┌─ DATA EXTRACT
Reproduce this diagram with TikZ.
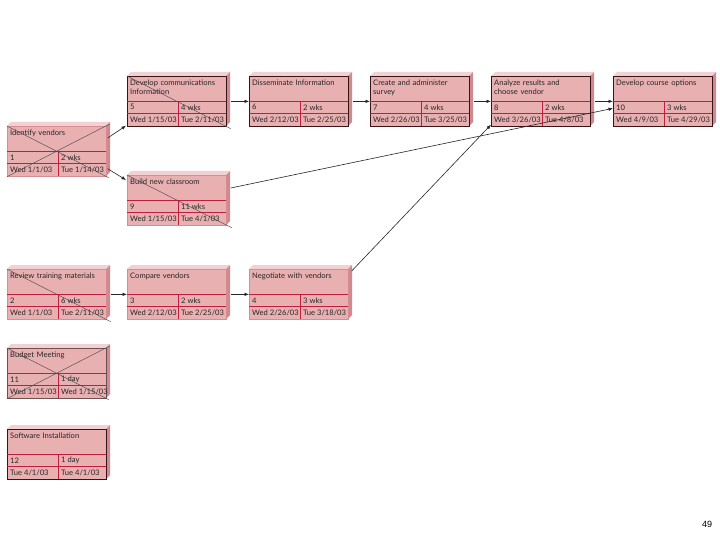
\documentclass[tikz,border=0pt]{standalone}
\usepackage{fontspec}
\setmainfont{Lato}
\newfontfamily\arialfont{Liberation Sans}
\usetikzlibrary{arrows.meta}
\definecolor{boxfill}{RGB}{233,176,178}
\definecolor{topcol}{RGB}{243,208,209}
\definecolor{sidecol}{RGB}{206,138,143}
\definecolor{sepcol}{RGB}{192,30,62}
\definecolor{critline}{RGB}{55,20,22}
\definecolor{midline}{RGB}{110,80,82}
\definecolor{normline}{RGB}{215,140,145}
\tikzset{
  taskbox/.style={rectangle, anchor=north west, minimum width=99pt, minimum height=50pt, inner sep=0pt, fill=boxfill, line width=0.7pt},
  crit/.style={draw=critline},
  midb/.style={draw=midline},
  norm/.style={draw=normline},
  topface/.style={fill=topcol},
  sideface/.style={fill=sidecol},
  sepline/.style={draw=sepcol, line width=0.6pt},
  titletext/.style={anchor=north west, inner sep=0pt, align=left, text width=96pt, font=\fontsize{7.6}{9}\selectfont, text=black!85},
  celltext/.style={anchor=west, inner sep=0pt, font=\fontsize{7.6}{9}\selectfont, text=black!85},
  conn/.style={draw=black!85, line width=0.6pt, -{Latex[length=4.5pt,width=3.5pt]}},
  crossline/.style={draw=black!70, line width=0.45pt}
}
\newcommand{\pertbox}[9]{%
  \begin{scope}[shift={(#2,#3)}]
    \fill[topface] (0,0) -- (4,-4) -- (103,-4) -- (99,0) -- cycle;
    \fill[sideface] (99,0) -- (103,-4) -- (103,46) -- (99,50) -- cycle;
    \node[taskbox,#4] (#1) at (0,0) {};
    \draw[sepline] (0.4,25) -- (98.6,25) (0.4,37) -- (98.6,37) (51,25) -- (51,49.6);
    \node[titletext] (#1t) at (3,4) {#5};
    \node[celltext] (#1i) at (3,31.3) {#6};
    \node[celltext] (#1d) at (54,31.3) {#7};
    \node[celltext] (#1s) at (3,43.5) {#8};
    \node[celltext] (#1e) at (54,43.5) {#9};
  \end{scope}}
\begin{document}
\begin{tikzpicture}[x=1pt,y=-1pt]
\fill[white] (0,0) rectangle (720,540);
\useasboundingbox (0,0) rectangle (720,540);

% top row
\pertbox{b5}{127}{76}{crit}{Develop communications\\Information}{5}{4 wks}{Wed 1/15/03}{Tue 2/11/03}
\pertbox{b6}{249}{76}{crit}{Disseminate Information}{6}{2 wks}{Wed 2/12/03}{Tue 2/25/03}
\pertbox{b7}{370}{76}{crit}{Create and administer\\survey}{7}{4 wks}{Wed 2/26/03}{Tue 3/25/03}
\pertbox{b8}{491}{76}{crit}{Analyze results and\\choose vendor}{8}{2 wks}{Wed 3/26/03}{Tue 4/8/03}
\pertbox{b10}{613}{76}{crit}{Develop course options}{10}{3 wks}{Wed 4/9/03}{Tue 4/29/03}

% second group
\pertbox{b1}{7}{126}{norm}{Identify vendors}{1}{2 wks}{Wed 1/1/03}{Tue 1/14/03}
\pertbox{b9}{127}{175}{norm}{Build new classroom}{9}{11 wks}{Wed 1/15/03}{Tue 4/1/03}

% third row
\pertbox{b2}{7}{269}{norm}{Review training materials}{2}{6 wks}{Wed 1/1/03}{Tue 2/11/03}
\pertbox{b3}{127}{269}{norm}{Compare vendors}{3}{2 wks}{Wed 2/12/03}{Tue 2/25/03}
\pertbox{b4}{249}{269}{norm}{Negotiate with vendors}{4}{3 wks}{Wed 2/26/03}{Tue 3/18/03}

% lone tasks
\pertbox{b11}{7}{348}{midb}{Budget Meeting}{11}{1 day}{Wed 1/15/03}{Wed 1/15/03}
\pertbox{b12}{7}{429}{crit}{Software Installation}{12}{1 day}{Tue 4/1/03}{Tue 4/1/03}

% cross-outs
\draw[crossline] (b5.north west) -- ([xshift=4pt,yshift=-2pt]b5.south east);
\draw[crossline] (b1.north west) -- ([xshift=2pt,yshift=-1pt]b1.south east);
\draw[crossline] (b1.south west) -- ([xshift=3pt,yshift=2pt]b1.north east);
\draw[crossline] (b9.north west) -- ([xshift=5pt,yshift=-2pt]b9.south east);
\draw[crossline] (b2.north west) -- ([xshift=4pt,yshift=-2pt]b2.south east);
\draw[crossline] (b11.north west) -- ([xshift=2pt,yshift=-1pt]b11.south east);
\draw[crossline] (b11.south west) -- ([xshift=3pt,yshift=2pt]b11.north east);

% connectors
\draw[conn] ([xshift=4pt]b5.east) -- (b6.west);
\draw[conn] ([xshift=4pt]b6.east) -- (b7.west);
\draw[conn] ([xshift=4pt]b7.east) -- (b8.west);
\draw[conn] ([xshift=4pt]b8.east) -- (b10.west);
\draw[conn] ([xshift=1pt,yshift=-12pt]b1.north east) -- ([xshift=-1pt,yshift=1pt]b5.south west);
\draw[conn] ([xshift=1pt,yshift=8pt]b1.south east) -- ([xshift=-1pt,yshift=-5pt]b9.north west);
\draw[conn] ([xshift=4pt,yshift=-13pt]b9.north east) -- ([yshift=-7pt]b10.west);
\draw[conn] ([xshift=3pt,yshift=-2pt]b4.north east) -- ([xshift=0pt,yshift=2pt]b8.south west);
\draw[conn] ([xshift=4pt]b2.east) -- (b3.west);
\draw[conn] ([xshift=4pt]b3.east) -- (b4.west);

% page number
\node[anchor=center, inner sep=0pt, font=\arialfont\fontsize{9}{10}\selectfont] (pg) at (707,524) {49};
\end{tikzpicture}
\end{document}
└─
┌─ DATA EXTRACT
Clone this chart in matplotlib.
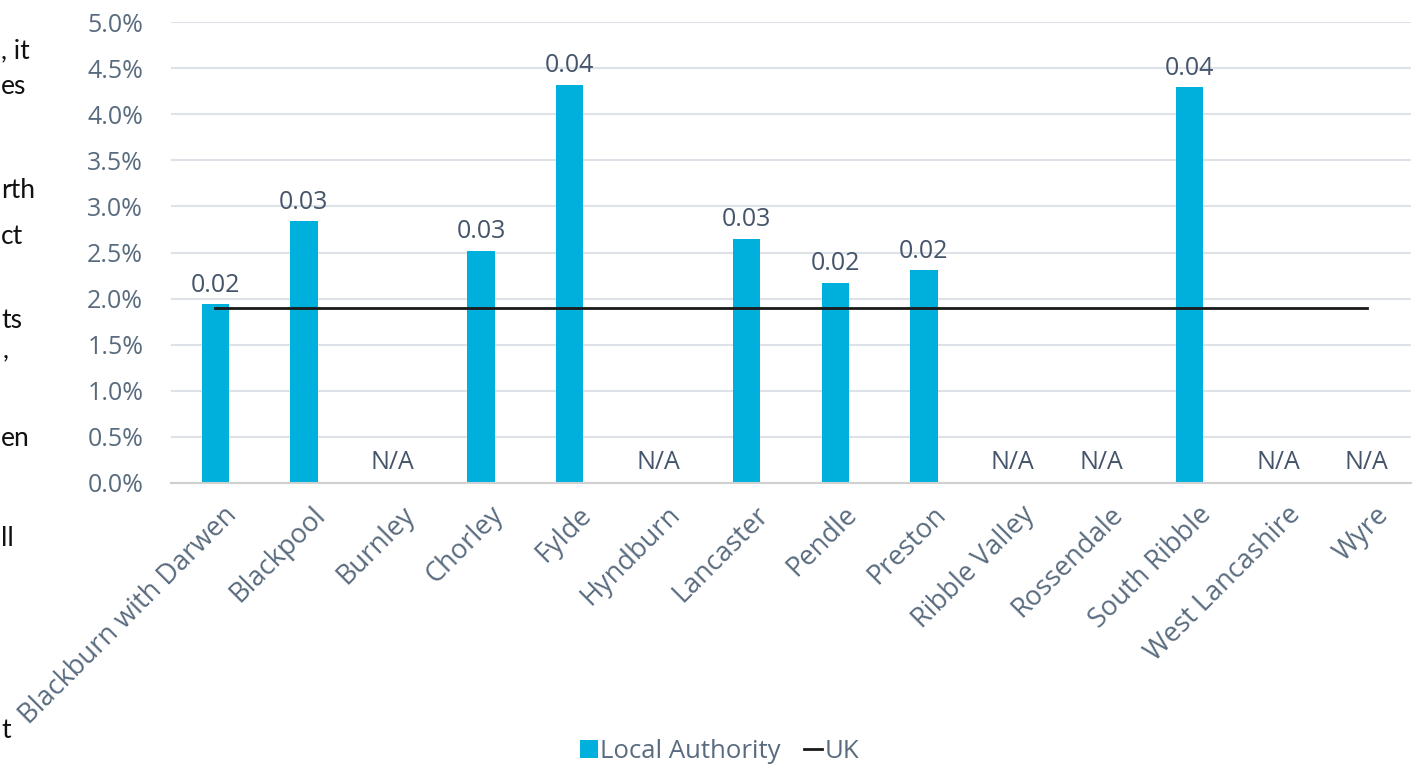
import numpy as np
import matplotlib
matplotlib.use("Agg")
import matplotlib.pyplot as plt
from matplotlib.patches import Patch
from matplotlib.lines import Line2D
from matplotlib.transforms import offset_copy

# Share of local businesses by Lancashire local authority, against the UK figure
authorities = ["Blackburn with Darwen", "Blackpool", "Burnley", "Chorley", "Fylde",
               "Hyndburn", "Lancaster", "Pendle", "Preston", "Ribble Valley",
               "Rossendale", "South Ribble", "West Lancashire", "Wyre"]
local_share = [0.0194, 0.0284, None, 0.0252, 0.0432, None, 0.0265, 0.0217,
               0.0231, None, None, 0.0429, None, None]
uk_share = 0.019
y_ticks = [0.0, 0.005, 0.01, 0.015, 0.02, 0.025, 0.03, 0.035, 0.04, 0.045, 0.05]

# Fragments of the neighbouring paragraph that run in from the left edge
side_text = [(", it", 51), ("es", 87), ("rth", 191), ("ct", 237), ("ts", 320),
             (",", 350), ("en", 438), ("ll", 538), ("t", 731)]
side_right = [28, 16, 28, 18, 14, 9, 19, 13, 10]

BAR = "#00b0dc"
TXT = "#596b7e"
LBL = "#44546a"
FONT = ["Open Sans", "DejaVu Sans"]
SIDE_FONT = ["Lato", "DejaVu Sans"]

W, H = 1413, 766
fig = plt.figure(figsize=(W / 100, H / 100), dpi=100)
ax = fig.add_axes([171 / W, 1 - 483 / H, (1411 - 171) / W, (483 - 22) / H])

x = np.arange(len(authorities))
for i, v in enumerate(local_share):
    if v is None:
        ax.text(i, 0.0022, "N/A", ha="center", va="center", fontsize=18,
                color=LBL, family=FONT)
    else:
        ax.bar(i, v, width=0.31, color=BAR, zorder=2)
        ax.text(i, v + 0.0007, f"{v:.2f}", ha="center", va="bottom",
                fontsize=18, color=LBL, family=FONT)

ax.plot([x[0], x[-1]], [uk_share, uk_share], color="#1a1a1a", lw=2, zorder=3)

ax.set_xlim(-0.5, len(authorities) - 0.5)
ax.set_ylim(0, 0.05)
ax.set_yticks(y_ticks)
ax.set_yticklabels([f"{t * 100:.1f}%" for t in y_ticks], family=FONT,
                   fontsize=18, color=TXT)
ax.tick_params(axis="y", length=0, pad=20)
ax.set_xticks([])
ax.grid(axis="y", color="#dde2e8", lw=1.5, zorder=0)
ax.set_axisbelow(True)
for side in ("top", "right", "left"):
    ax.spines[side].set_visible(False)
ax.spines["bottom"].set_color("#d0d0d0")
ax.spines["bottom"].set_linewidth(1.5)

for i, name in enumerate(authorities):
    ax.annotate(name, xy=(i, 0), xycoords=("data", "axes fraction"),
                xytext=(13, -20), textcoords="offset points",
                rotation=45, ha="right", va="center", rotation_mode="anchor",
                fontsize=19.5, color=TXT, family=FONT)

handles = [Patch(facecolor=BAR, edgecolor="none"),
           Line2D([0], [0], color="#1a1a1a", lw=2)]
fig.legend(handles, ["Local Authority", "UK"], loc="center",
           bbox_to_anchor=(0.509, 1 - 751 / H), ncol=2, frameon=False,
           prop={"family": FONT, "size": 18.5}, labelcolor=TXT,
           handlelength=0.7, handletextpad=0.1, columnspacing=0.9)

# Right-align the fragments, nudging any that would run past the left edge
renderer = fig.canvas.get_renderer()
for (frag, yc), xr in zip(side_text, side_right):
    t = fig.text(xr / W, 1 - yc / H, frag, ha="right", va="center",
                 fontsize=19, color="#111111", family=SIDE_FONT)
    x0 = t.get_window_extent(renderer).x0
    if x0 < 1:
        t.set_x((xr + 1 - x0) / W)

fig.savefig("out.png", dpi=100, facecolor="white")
└─
(GOAL OF THE EXERCISE):
Pick out all lines containing the string "this".

(RESULT):
Reproduce this diagram with TikZ.
Clone this chart in matplotlib.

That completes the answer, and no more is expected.